Poll-bound NDA govt tweaks cargo support policy to boost local shipbuilding
With a Budget-funded financial aid scheme for local shipbuilders not improving their prospects and its flagship initiative of turning India into a manufacturing powerhouse wobbling, the National Democratic Alliance (NDA) government has overhauled a cargo support policy extended to Indian fleet owners by giving first preference to ships that are manufactured in India to carry export-import and coastal cargo for state-run firms.
The move has thrown Indian fleet owners into disarray.
Currently, local shipping companies get a right to match the lowest rate offered by a foreign flag ship in tenders issued by state-run firms for hiring ships under the chartering guidelines framed by the director general of shipping. If Indian shipping companies decline, the foreign flag ship that had quoted the lowest rate is allowed to carry the cargo.
Right of first refusal
Henceforth, the right of first refusal (RoFR) will be available to local fleet owners only when the ship being offered for charter by the lowest bidder (L1) is built outside India, provided the bid of the Indian participants is within the 20 per cent range of the lowest bid quoted by a foreign owner as per the purchase preference given to Indian entities.

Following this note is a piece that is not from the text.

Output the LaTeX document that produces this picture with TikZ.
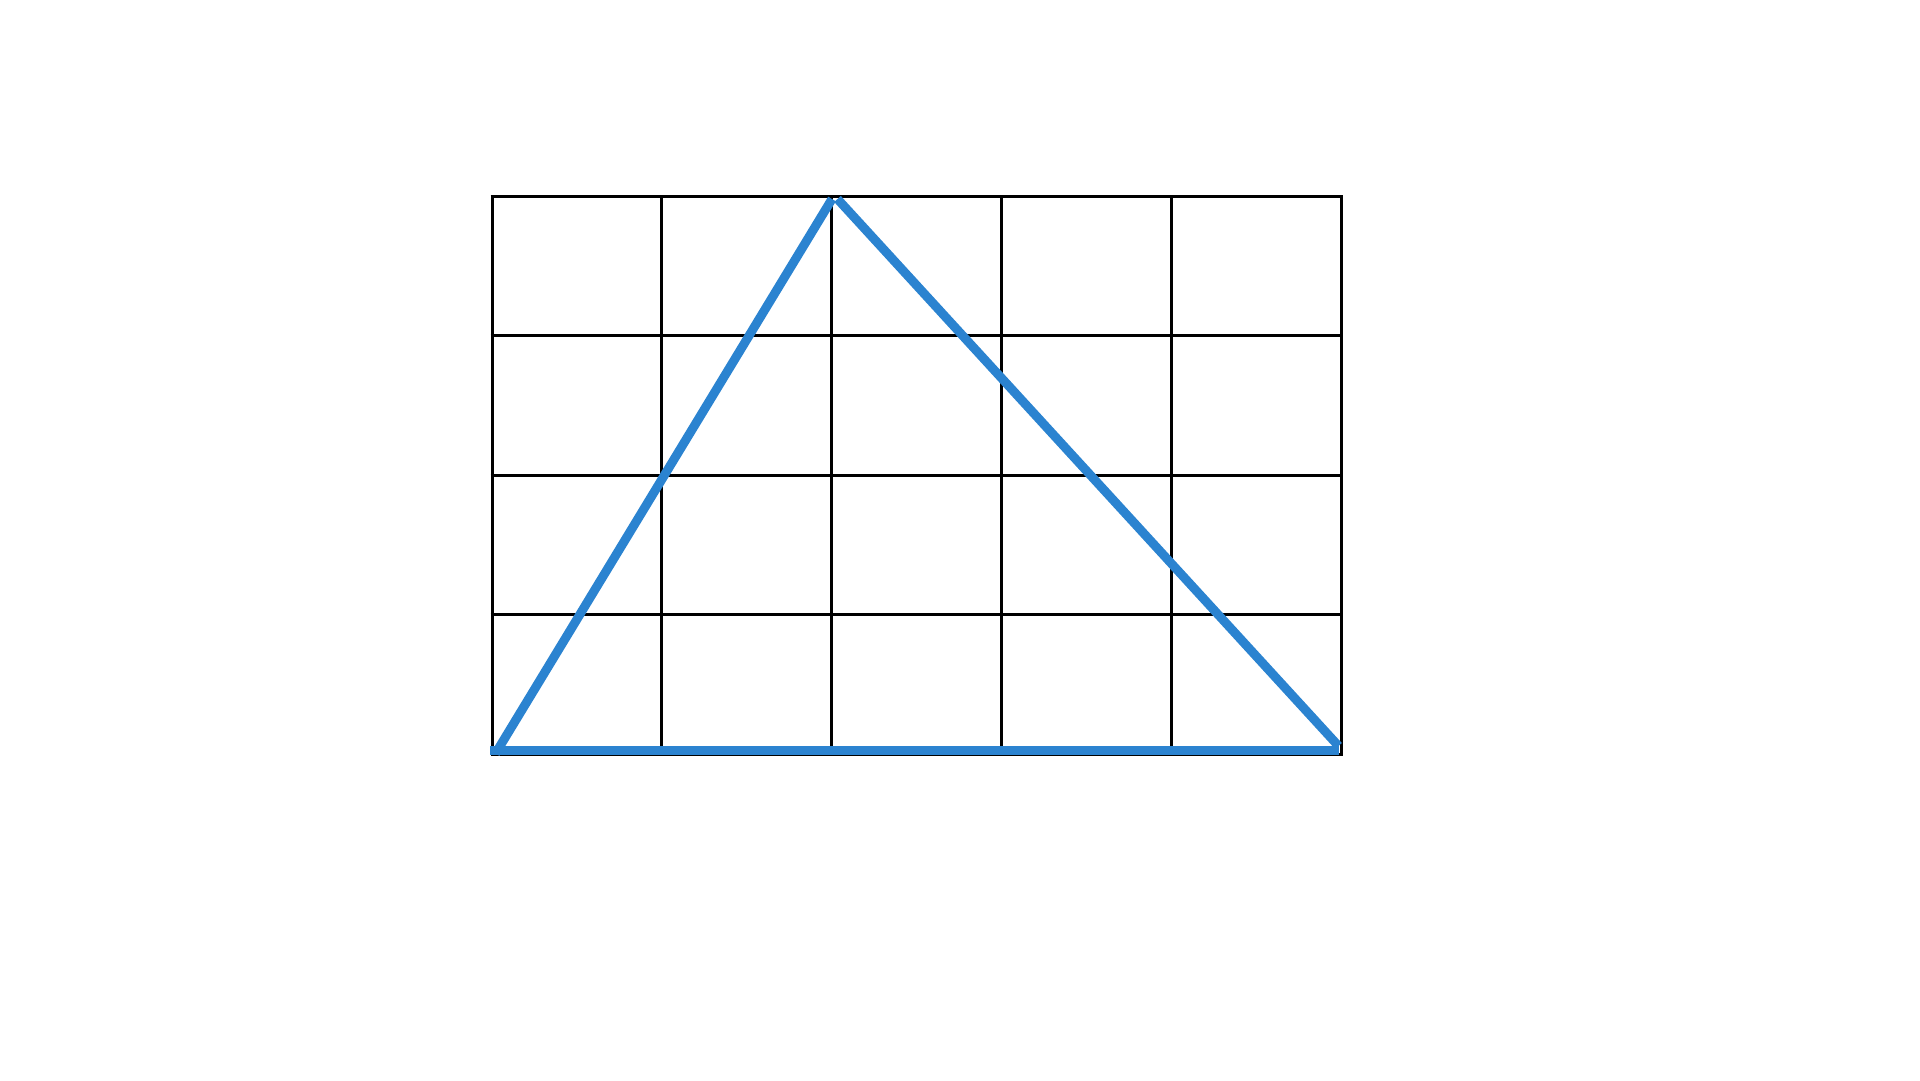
\documentclass[tikz,border=0pt]{standalone}
\definecolor{triblue}{RGB}{43,131,208}
\begin{document}
\begin{tikzpicture}[x=1pt,y=-1pt,
  gridline/.style={draw=black,line width=3pt},
  triline/.style={draw=triblue,line width=9pt}]
\useasboundingbox (0,0) rectangle (1920,1080);
\fill[white] (0,0) rectangle (1920,1080);
% grid
\foreach \i in {0,...,5} {
  \draw[gridline] ({492+169.8*\i},196) -- ({492+169.8*\i},754);
}
\foreach \j in {0,...,4} {
  \draw[gridline] (490.5,{196+139.5*\j}) -- (1342.5,{196+139.5*\j});
}
% triangle
\coordinate (bl) at (490,750.5);
\coordinate (br) at (1339,750.5);
\coordinate (l1) at (495.5,753.5);
\coordinate (l2) at (832,199);
\coordinate (r1) at (837.5,199);
\coordinate (r2) at (1338.5,746);
\draw[triline] (bl) -- (br);
\draw[triline] (l1) -- (l2);
\draw[triline] (r1) -- (r2);
\end{tikzpicture}
\end{document}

The RoFR would be exercised if the lowest bidder is a company registered outside India, offering a ship not built in India.
Or, the lowest bidder is a Citizen of India/company or society registered in India/Indian shipping company with a ship registered/flagged in India, offering a ship not built in India.
In such cases, the first priority to exercise the RoFR would be given to bidders who offer Indian-built ships.
“In case, none of the bidders offering Indian built vessels matches the L1 price, then RoFR would be offered to bidders who are either Citizen of India/companies or societies registered in India or offering a vessel flagged in India. In case, none of the bidders eligible to exercise the RoFR matches the L1 quote, then the charter shall be awarded to the lowest bidder,” Dashrath Prasad, Director, Ministry of Shipping, wrote in a February 13 circular.
New chartering norms
The ship chartering guidelines for government agencies/undertakings have been amended to promote the ‘Make in India’ initiative and give a long-term strategic boost to the domestic shipbuilding industry, he added. The new chartering rules come as the Modi government prepares for fresh polls after completing a five-year term in which it threw its weight behind public yards by supporting them with orders and help expand capacities while watching two private yards — Bharati Defence and ABG Shipyard — collapse, rendering hundreds of workers jobless and the infrastructure in shambles.
The recent controversy on unemployment also goaded the Nitin Gadkari-led ministry to take the step in an industry that generates large scale direct employment and many more indirect jobs.
“No Indian ship owner runs an Indian built-ship in the largest category such as Suezmax, Aframax and large gas carriers for which public tenders are typically issued. Currently, Indian yards do not have the capability to build these large category ships. The new chartering rules defies logic,” an executive with a private shipping firm said.